- The Washington Times - Friday, May 5, 2000

Diplomatic rarity

The ambassador from Cyprus has become the second female ambassador in recent weeks to be recognized for her efforts to advance the status of women in diplomacy.

Ambassador Erato Kozakou-Marcoullis called the existence of female ambassadors a "rather recent phenomenon" when she received LaSalle University's President's Medal in Philadelphia last month.

Washington's Howard University, also last month, named Macedonia Ambassador Lubica Acevska ambassador of the year for her support of its Women Ambassadors' Program.

Mrs. Kozakou-Marcoullis, who spoke on a panel on women in politics and diplomacy, said she regretted that such forums were still necessary.

"I have been personally dealing with women's issues for the past 20 years, and we all find ourselves still struggling to achieve equality," she said.

"I admit that I find it disheartening to realize that we still need events like this one to bring to the fore the fact that women in leadership and decision-making positions, be it in politics or diplomacy, remain, shamefully, a minority worldwide."

The equality of the sexes is a fundamental principle of democratic societies, she added.

"For what else than defending justice and democracy is the struggle for gender equality?" she asked.

Mrs. Kozakou-Marcoullis said Cyprus is moving quickly to a goal of equal representation of women in diplomatic missions. Women make up 20 percent of Cyprus' ambassadors.

"Although women diplomats and especially women ambassadors is a rather recent phenomenon of the past few decades worldwide, women diplomats have solidly established themselves as equal partners with their male colleagues and have won respect and trust for their achievements," she said.

Nevertheless, women still have far to go.

"Why do we still see so few women in leadership positions the world over? Why are women still paid less than men for work of equal value in many parts of the world?" she asked.

"Why do women still make up the majority of the world's illiterate and poor? Why do women still make up the majority of the victims of violence [and] why are women and children still the predominant victims of armed conflict in many regions?"

"These are questions that need to be answered and issues that need to be resolved if we are talking about democracy and building democratic institutions," she said.

Mrs. Kozakou-Marcoullis and Miss Acevska are among 12 women in Washington's diplomatic corps of 172 ambassadors.

Friendship diplomacy

The ambassador of Bahrain is one of the top practitioners of the diplomacy of friendship.
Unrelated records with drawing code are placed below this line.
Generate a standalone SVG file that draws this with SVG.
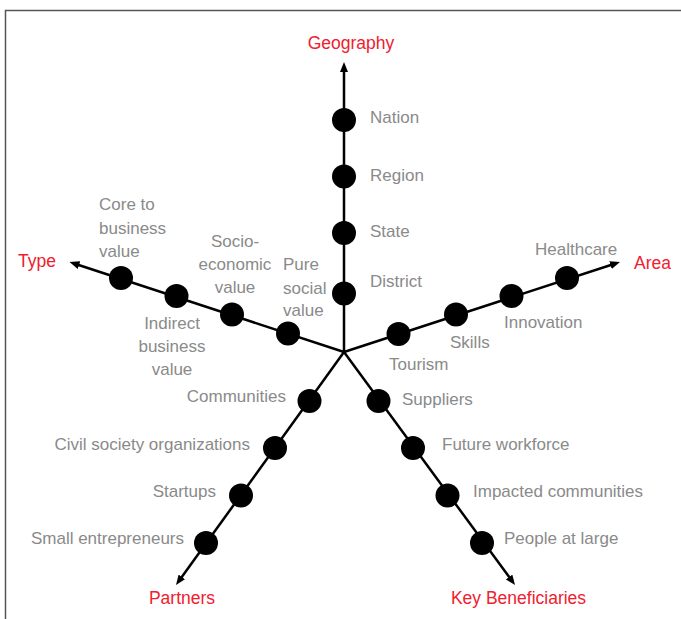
<svg xmlns="http://www.w3.org/2000/svg" width="681" height="619" viewBox="0 0 681 619">
<defs>
<marker id="arr" viewBox="0 0 10 8" refX="2" refY="4" markerWidth="10" markerHeight="8" markerUnits="userSpaceOnUse" orient="auto">
<path d="M0,0 L10,4 L0,8 z" fill="#000"/>
</marker>
<style>
.ax{stroke:#000;stroke-width:2.5;fill:none;marker-end:url(#arr)}
.dot{fill:#000}
.lbl{font-family:"Liberation Sans",Arial,sans-serif;font-size:17px;fill:#8a8a8a}
.ttl{font-family:"Liberation Sans",Arial,sans-serif;font-size:17.5px;fill:#f0202e}
.frame{stroke:#555;stroke-width:1.5;fill:none}
</style>
</defs>
<rect width="681" height="619" fill="#fff"/>
<path class="frame" d="M5.5,619 V10.5 H681"/>

<g id="connectors">
<line class="ax" x1="344" y1="352" x2="344" y2="70"/>
<line class="ax" x1="344" y1="352" x2="77.1" y2="264.5"/>
<line class="ax" x1="344" y1="352" x2="612.4" y2="264.5"/>
<line class="ax" x1="344" y1="352" x2="180.7" y2="578.5"/>
<line class="ax" x1="344" y1="352" x2="510.3" y2="578.6"/>
</g>

<g id="geography"><text class="ttl" x="351" y="49" text-anchor="middle">Geography</text></g>
<g id="type"><text class="ttl" x="18" y="267">Type</text></g>
<g id="area"><text class="ttl" x="634" y="269">Area</text></g>
<g id="partners"><text class="ttl" x="182" y="604" text-anchor="middle">Partners</text></g>
<g id="key-beneficiaries"><text class="ttl" x="518.5" y="604" text-anchor="middle">Key Beneficiaries</text></g>

<g id="nation"><circle class="dot" cx="344" cy="120" r="12"/><text class="lbl" x="370" y="123">Nation</text></g>
<g id="region"><circle class="dot" cx="344" cy="176.5" r="12"/><text class="lbl" x="370" y="181">Region</text></g>
<g id="state"><circle class="dot" cx="344" cy="233" r="12"/><text class="lbl" x="370" y="237">State</text></g>
<g id="district"><circle class="dot" cx="344" cy="293.5" r="12"/><text class="lbl" x="370" y="287">District</text></g>

<g id="core-business"><circle class="dot" cx="121" cy="278" r="12"/><text class="lbl" x="99"><tspan x="99" y="210">Core to</tspan><tspan x="99" y="233.5">business</tspan><tspan x="99" y="257">value</tspan></text></g>
<g id="indirect-business"><circle class="dot" cx="176.5" cy="296" r="12"/><text class="lbl" text-anchor="middle"><tspan x="172" y="329">Indirect</tspan><tspan x="172" y="352">business</tspan><tspan x="172" y="375">value</tspan></text></g>
<g id="socio-economic"><circle class="dot" cx="232" cy="314.5" r="12"/><text class="lbl" text-anchor="middle"><tspan x="235" y="246.5">Socio-</tspan><tspan x="235" y="270">economic</tspan><tspan x="235" y="293">value</tspan></text></g>
<g id="pure-social"><circle class="dot" cx="288" cy="333.5" r="12"/><text class="lbl"><tspan x="283" y="270">Pure</tspan><tspan x="283" y="293.5">social</tspan><tspan x="283" y="316">value</tspan></text></g>

<g id="tourism"><circle class="dot" cx="398.5" cy="334" r="12"/><text class="lbl" x="389" y="369.5">Tourism</text></g>
<g id="skills"><circle class="dot" cx="456" cy="314.5" r="12"/><text class="lbl" x="450" y="348">Skills</text></g>
<g id="innovation"><circle class="dot" cx="511.5" cy="296" r="12"/><text class="lbl" x="504" y="327.5">Innovation</text></g>
<g id="healthcare"><circle class="dot" cx="567" cy="278" r="12"/><text class="lbl" x="535" y="254.5">Healthcare</text></g>

<g id="communities"><circle class="dot" cx="309.5" cy="401" r="12"/><text class="lbl" x="286" y="401.5" text-anchor="end">Communities</text></g>
<g id="civil-society"><circle class="dot" cx="275" cy="448" r="12"/><text class="lbl" x="250" y="449.5" text-anchor="end">Civil society organizations</text></g>
<g id="startups"><circle class="dot" cx="241" cy="495.5" r="12"/><text class="lbl" x="216" y="497" text-anchor="end">Startups</text></g>
<g id="small-entrepreneurs"><circle class="dot" cx="206" cy="543" r="12"/><text class="lbl" x="184" y="544" text-anchor="end">Small entrepreneurs</text></g>

<g id="suppliers"><circle class="dot" cx="378.5" cy="401" r="12"/><text class="lbl" x="402" y="405">Suppliers</text></g>
<g id="future-workforce"><circle class="dot" cx="413" cy="448" r="12"/><text class="lbl" x="442" y="449.5">Future workforce</text></g>
<g id="impacted-communities"><circle class="dot" cx="447.5" cy="495.5" r="12"/><text class="lbl" x="473" y="497">Impacted communities</text></g>
<g id="people-at-large"><circle class="dot" cx="482" cy="543" r="12"/><text class="lbl" x="504" y="544">People at large</text></g>
</svg>
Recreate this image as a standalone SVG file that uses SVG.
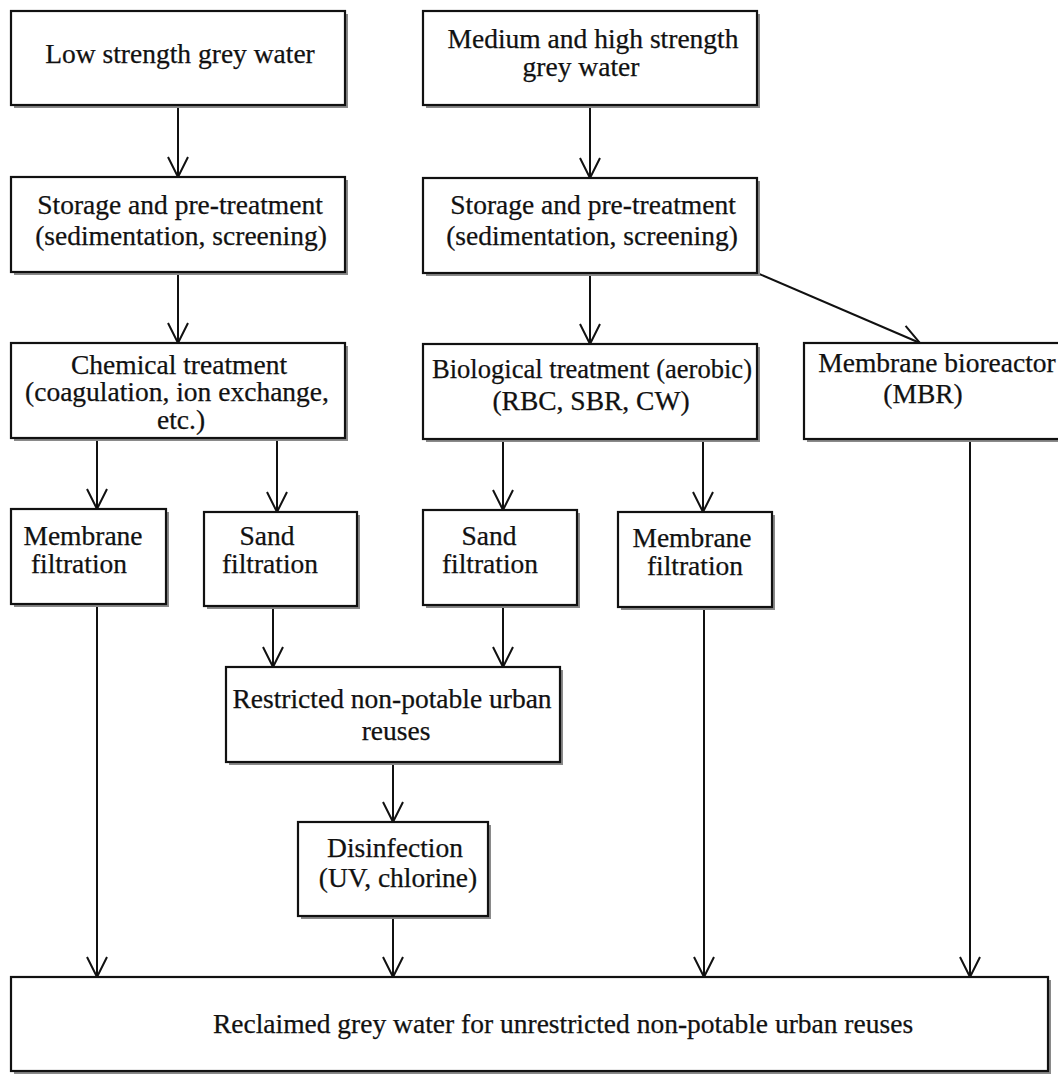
<svg xmlns="http://www.w3.org/2000/svg" width="1058" height="1074" viewBox="0 0 1058 1074">
<defs>
<style>
.sh{fill:#8a8a8a}
.bx{fill:#fff;stroke:#111;stroke-width:2.2}
.t{font-family:"Liberation Serif","Times New Roman",serif;font-size:27.5px;fill:#111;stroke:#111;stroke-width:0.25;text-anchor:middle}
.c{stroke:#111;stroke-width:2;fill:none}
</style>
<marker id="arr" viewBox="0 0 24 24" refX="21" refY="11" markerWidth="24" markerHeight="24" markerUnits="userSpaceOnUse" orient="auto">
<path d="M1,1 L21,11 L1,21" fill="none" stroke="#111" stroke-width="2"/>
</marker>
</defs>
<rect width="1058" height="1074" fill="#fff"/>

<g id="connectors">
<line class="c" x1="178" y1="105" x2="178" y2="177" marker-end="url(#arr)"/>
<line class="c" x1="590" y1="105" x2="590" y2="178" marker-end="url(#arr)"/>
<line class="c" x1="178" y1="272" x2="178" y2="343" marker-end="url(#arr)"/>
<line class="c" x1="590" y1="273" x2="590" y2="344" marker-end="url(#arr)"/>
<line class="c" x1="757" y1="273" x2="920" y2="343" marker-end="url(#arr)"/>
<line class="c" x1="97" y1="438" x2="97" y2="509" marker-end="url(#arr)"/>
<line class="c" x1="277" y1="438" x2="277" y2="512" marker-end="url(#arr)"/>
<line class="c" x1="503" y1="439" x2="503" y2="510" marker-end="url(#arr)"/>
<line class="c" x1="703" y1="439" x2="703" y2="512" marker-end="url(#arr)"/>
<line class="c" x1="273" y1="606" x2="273" y2="667" marker-end="url(#arr)"/>
<line class="c" x1="503" y1="605" x2="503" y2="667" marker-end="url(#arr)"/>
<line class="c" x1="393" y1="762" x2="393" y2="822" marker-end="url(#arr)"/>
<line class="c" x1="393" y1="916" x2="393" y2="977" marker-end="url(#arr)"/>
<line class="c" x1="97" y1="604" x2="97" y2="977" marker-end="url(#arr)"/>
<line class="c" x1="704" y1="607" x2="704" y2="977" marker-end="url(#arr)"/>
<line class="c" x1="970" y1="439" x2="970" y2="977" marker-end="url(#arr)"/>
</g>

<g id="low">
<rect class="sh" x="14" y="14" width="334" height="94"/>
<rect class="bx" x="11" y="11" width="334" height="94"/>
<text class="t" x="180" y="63">Low strength grey water</text>
</g>
<g id="medium">
<rect class="sh" x="426" y="14" width="334" height="94"/>
<rect class="bx" x="423" y="11" width="334" height="94"/>
<text class="t" x="593" y="48">Medium and high strength</text>
<text class="t" x="581" y="76">grey water</text>
</g>
<g id="storage-left">
<rect class="sh" x="14" y="180" width="334" height="95"/>
<rect class="bx" x="11" y="177" width="334" height="95"/>
<text class="t" x="180" y="214">Storage and pre-treatment</text>
<text class="t" x="181" y="245">(sedimentation, screening)</text>
</g>
<g id="storage-right">
<rect class="sh" x="426" y="181" width="334" height="95"/>
<rect class="bx" x="423" y="178" width="334" height="95"/>
<text class="t" x="593" y="214">Storage and pre-treatment</text>
<text class="t" x="592" y="245">(sedimentation, screening)</text>
</g>
<g id="chemical">
<rect class="sh" x="14" y="346" width="334" height="95"/>
<rect class="bx" x="11" y="343" width="334" height="95"/>
<text class="t" x="179" y="374">Chemical treatment</text>
<text class="t" x="177" y="401">(coagulation, ion exchange,</text>
<text class="t" x="181" y="429">etc.)</text>
</g>
<g id="biological">
<rect class="sh" x="426" y="347" width="334" height="95"/>
<rect class="bx" x="423" y="344" width="334" height="95"/>
<text class="t" x="592" y="378" textLength="320" lengthAdjust="spacingAndGlyphs">Biological treatment (aerobic)</text>
<text class="t" x="591" y="410">(RBC, SBR, CW)</text>
</g>
<g id="mbr">
<rect class="sh" x="807" y="346" width="270" height="96"/>
<rect class="bx" x="804" y="343" width="270" height="96"/>
<text class="t" x="937" y="372">Membrane bioreactor</text>
<text class="t" x="923" y="403">(MBR)</text>
</g>
<g id="membrane-left">
<rect class="sh" x="14" y="512" width="155" height="95"/>
<rect class="bx" x="11" y="509" width="155" height="95"/>
<text class="t" x="83" y="545">Membrane</text>
<text class="t" x="79" y="573">filtration</text>
</g>
<g id="sand-left">
<rect class="sh" x="207" y="515" width="153" height="94"/>
<rect class="bx" x="204" y="512" width="153" height="94"/>
<text class="t" x="267" y="545">Sand</text>
<text class="t" x="270" y="573">filtration</text>
</g>
<g id="sand-right">
<rect class="sh" x="426" y="513" width="154" height="95"/>
<rect class="bx" x="423" y="510" width="154" height="95"/>
<text class="t" x="489" y="545">Sand</text>
<text class="t" x="490" y="573">filtration</text>
</g>
<g id="membrane-right">
<rect class="sh" x="621" y="515" width="154" height="95"/>
<rect class="bx" x="618" y="512" width="154" height="95"/>
<text class="t" x="692" y="547">Membrane</text>
<text class="t" x="695" y="575">filtration</text>
</g>
<g id="restricted">
<rect class="sh" x="229" y="670" width="334" height="95"/>
<rect class="bx" x="226" y="667" width="334" height="95"/>
<text class="t" x="392" y="708">Restricted non-potable urban</text>
<text class="t" x="396" y="740">reuses</text>
</g>
<g id="disinfection">
<rect class="sh" x="301" y="825" width="190" height="94"/>
<rect class="bx" x="298" y="822" width="190" height="94"/>
<text class="t" x="395" y="857">Disinfection</text>
<text class="t" x="398" y="887">(UV, chlorine)</text>
</g>
<g id="reclaimed">
<rect class="sh" x="14" y="980" width="1037" height="94"/>
<rect class="bx" x="11" y="977" width="1037" height="94"/>
<text class="t" x="563" y="1033">Reclaimed grey water for unrestricted non-potable urban reuses</text>
</g>
</svg>
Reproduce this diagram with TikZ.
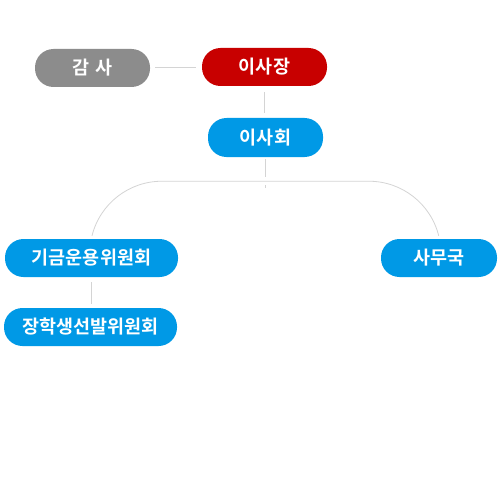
\documentclass[tikz,border=0pt]{standalone}
\usepackage{fontspec}
\setmainfont{Noto Sans CJK KR}[BoldFont={Noto Sans CJK KR Bold}]
\definecolor{cgray}{HTML}{8C8C8C}
\definecolor{cred}{HTML}{C80000}
\definecolor{cblue}{HTML}{0099E6}
\definecolor{cline}{HTML}{D4D4D4}
\begin{document}
\begin{tikzpicture}[x=1pt,y=1pt,
  box/.style={rectangle, rounded corners=18.5pt, minimum height=38pt, inner sep=0pt,
    text=white, font=\fontsize{18.5}{20}\selectfont\bfseries},
  conn/.style={draw=cline, line width=1.2pt}]
\useasboundingbox (0,0) rectangle (500,-500);
\fill[white] (0,0) rectangle (500,-500);
\node[box, fill=cgray, minimum width=115pt] (gs) at (92.5,-68) {감\hspace{6.5pt}사};
\node[box, fill=cred, minimum width=125pt] (cj) at (264.5,-67) {이사장};
\node[box, fill=cblue, minimum width=115pt, minimum height=39pt] (ih) at (265.5,-137.5) {이사회};
\node[box, fill=cblue, minimum width=173pt] (kg) at (91.5,-258) {기금운용위원회};
\node[box, fill=cblue, minimum width=116pt] (sm) at (439,-258) {사무국};
\node[box, fill=cblue, minimum width=173pt] (jh) at (90.5,-327) {장학생선발위원회};
\coordinate (hub) at (265.5,-182);
\coordinate (hubtick) at (265.5,-185);
\coordinate (hubtickend) at (265.5,-188);
\draw[conn, line width=1pt, shorten <=5pt, shorten >=6pt] (gs.east) -- (gs.east -| cj.west);
\draw[conn, line width=1.6pt, shorten <=6pt, shorten >=5pt] (cj.south) -- (cj.south |- ih.north);
\draw[conn, line width=1.6pt, shorten <=2pt, shorten >=5pt] (ih.south) -- (hub);
\draw[conn, line width=0.6pt] (hubtick) -- (hubtickend);
\draw[conn, line width=0.8pt] ([shift={(0.5pt,3pt)}]kg.north) arc[start angle=166, end angle=90, radius=72pt]
   -- ++(207pt,0) arc[start angle=90, end angle=14, radius=72pt];
\draw[conn, line width=1.6pt, shorten <=5pt, shorten >=4pt] (kg.south) -- (kg.south |- jh.north);
\end{tikzpicture}
\end{document}
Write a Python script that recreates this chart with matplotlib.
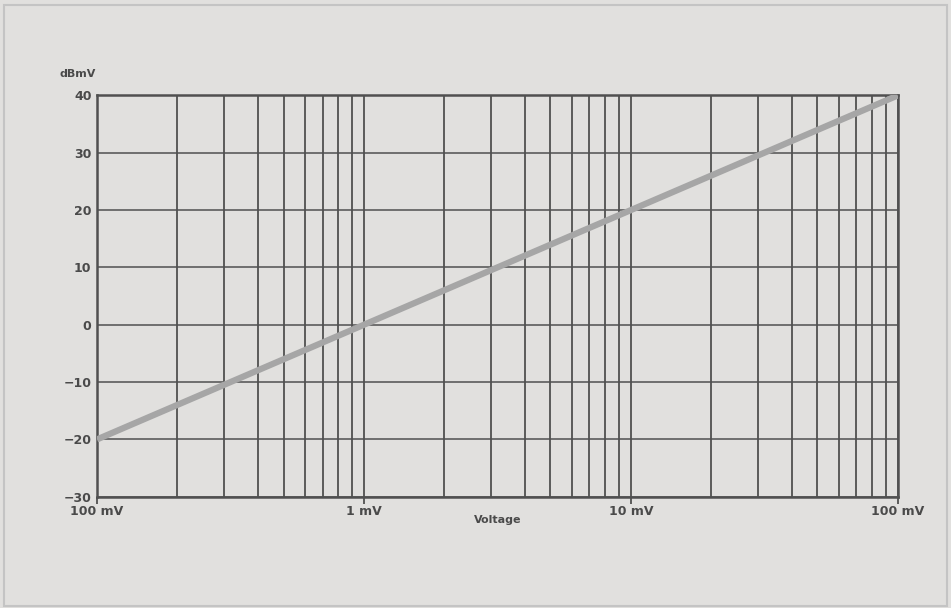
import numpy as np
import matplotlib; matplotlib.use("Agg")
import matplotlib.pyplot as plt
from matplotlib.ticker import FixedLocator, NullFormatter

# data (voltage in mV, level in dBmV)
volt_mv = [0.1, 100.0]
level_dbmv = [-20.0, 40.0]
x_ticks = [0.1, 1.0, 10.0, 100.0]
x_labels = ["100 mV", "1 mV", "10 mV", "100 mV"]
y_ticks = [-30, -20, -10, 0, 10, 20, 30, 40]

BG = "#e1e0de"; GRID = "#505050"; TXT = "#4a4a4a"

fig = plt.figure(figsize=(9.51, 6.08), dpi=100, facecolor=BG)
fig.patches.append(plt.Rectangle((0.004, 0.004), 0.992, 0.988, transform=fig.transFigure,
                                 fill=False, ec="#c4c4c4", lw=1.5))
ax = fig.add_axes([0.102, 0.183, 0.842, 0.660])
ax.set_facecolor(BG)
ax.set_xscale("log")
ax.set_xlim(0.1, 100); ax.set_ylim(-30, 40)

minor = [m * d for d in (0.1, 1, 10) for m in range(2, 10)]
ax.xaxis.set_major_locator(FixedLocator(x_ticks))
ax.xaxis.set_minor_locator(FixedLocator(minor))
ax.xaxis.set_minor_formatter(NullFormatter())
ax.set_xticks(x_ticks); ax.set_xticklabels(x_labels)
ax.set_yticks(y_ticks)
ax.set_yticklabels([str(v).replace("-", "\u2212") for v in y_ticks])

ax.grid(True, which="both", axis="x", color=GRID, lw=1.3)
ax.grid(True, which="major", axis="y", color=GRID, lw=1.1)
for s in ax.spines.values():
    s.set_color(GRID); s.set_linewidth(1.8)

ax.tick_params(axis="x", which="major", length=5, width=1.3, color=GRID,
               labelsize=9, labelcolor=TXT, pad=1)
ax.tick_params(axis="x", which="minor", length=0)
ax.tick_params(axis="y", length=0, labelsize=9, labelcolor=TXT, pad=4)
for lab in ax.get_xticklabels() + ax.get_yticklabels():
    lab.set_fontweight("bold")

ax.plot(volt_mv, level_dbmv, color="#a6a6a6", lw=4.5, solid_capstyle="butt", zorder=5)

ax.set_xlabel("Voltage", fontsize=8, color=TXT, fontweight="bold", labelpad=-2)
fig.text(0.063, 0.873, "dBmV", fontsize=8, color=TXT, fontweight="bold")

fig.savefig("out.png", dpi=100, facecolor=BG)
Ambassador Mohammed Abdul Ghaffar never misses an opportunity to emphasize the close ties between his Persian Gulf country and the United States.

He hosted an embassy reception this week for Gen. Anthony G. Zinni, head of the U.S. Central Command, which covers the Gulf area. Gen. Zinni is retiring in July.

The ambassador said he regretted that the Gulf War coalition has "unraveled," but is proud that the cooperation between the United States and the Arab countries in the Gulf has resulted in "successful security arrangements against external threats."

"Our objective must combine a sustainable security strategy with a sustainable economic development strategy," he said.

Gen. Zinni spoke fondly of his time in Bahrain, but noted that the American military needs to develop a better understanding of foreign cultures.

"Oftentimes, we lack an understanding of the culture, the people, the issues and differences," he said.

Envoy for democracy

Timothy Cooper, international director of the Free China Movement, has taken on the symbolic role of "ambassador at large" for the outlawed Chinese political party.

"His work on behalf of the Free China Movement has been extraordinary," said Wang Xizhe, a co-chairman of the party, who is living in exile in the United States and teaching at Harvard University.

Mr. Cooper has been lobbying Congress to reject efforts to grant permanent normal trade status for China.